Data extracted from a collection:

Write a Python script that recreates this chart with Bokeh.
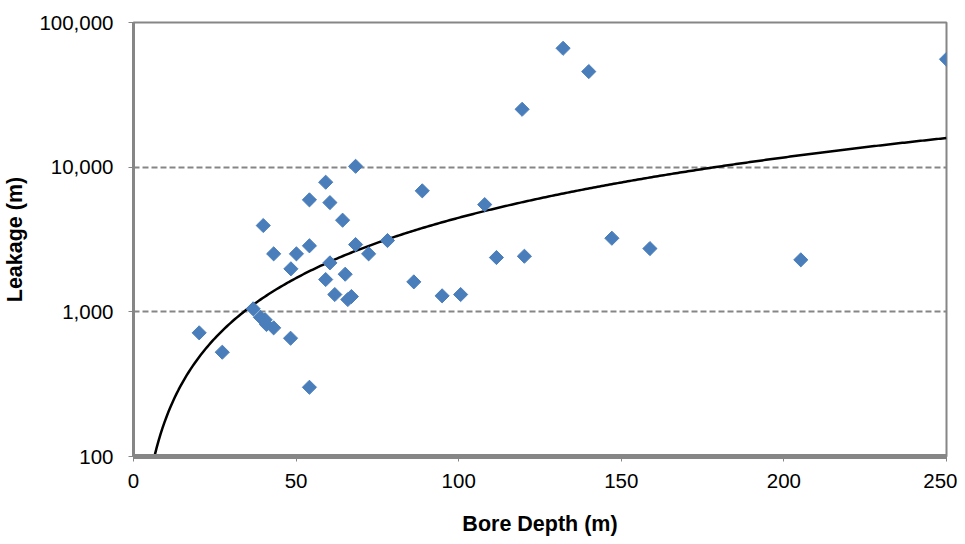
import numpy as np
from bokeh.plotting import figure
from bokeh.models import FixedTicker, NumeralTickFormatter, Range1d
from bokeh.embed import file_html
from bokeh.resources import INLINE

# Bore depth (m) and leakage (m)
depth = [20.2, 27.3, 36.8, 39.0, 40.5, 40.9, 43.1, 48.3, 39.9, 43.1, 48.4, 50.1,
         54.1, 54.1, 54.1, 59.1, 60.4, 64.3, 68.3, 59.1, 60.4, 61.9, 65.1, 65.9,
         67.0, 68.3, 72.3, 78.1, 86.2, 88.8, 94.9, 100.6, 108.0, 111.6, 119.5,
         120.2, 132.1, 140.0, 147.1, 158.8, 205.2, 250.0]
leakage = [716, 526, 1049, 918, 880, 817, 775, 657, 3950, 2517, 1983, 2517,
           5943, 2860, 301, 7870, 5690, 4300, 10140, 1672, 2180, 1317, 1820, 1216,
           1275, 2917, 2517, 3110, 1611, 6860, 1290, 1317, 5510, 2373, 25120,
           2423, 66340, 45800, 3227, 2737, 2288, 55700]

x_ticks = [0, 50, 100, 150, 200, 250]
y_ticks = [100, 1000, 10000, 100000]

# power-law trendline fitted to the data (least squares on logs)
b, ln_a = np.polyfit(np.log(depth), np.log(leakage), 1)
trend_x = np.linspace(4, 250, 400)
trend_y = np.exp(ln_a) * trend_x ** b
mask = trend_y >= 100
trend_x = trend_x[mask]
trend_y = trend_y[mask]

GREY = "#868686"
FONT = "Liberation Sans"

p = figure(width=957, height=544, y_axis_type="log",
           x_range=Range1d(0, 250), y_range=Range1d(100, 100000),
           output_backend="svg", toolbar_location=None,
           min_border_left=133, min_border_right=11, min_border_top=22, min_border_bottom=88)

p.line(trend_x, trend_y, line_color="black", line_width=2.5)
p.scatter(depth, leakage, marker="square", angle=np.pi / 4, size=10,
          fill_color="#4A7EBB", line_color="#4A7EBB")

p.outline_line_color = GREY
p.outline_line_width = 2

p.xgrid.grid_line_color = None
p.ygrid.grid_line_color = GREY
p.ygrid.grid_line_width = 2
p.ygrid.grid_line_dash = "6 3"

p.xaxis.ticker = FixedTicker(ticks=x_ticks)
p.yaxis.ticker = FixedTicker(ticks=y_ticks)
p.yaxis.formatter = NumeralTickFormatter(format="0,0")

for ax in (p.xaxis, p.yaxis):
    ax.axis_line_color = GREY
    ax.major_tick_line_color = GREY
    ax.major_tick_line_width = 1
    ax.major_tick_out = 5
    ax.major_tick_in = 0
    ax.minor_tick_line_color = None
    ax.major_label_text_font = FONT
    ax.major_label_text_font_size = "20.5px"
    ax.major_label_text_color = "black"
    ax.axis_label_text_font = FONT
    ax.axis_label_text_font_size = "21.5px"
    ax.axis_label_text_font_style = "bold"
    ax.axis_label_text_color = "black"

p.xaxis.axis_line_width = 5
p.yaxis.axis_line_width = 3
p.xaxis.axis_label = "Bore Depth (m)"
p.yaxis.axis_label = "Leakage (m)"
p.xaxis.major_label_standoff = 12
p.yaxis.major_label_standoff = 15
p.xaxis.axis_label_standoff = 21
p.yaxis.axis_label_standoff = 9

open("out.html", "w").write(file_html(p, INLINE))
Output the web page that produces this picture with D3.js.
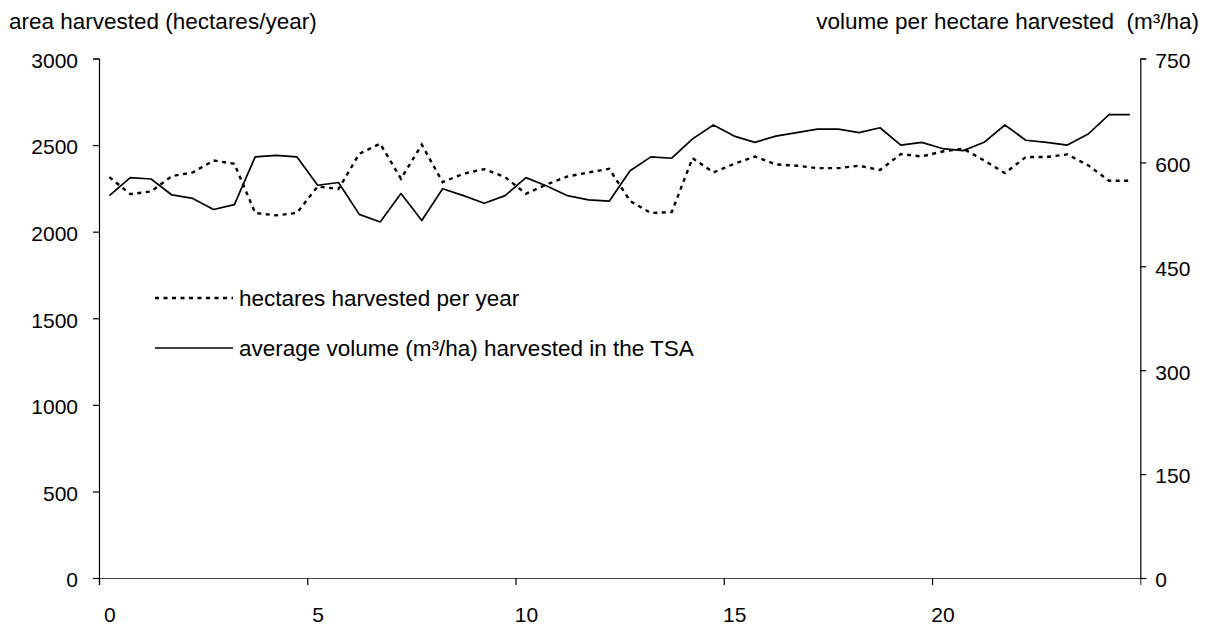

> TO BE DONE:
Beginning with the first line of the records above, extract each line exactly through the line that holds "from bokeh.resources import INLINE", both ends included. Omit pictures.

> REPLY:
Write a Python script that recreates this chart with Bokeh.
import numpy as np
from bokeh.plotting import figure
from bokeh.models import FixedTicker, NumeralTickFormatter, Range1d
from bokeh.embed import file_html
from bokeh.resources import INLINE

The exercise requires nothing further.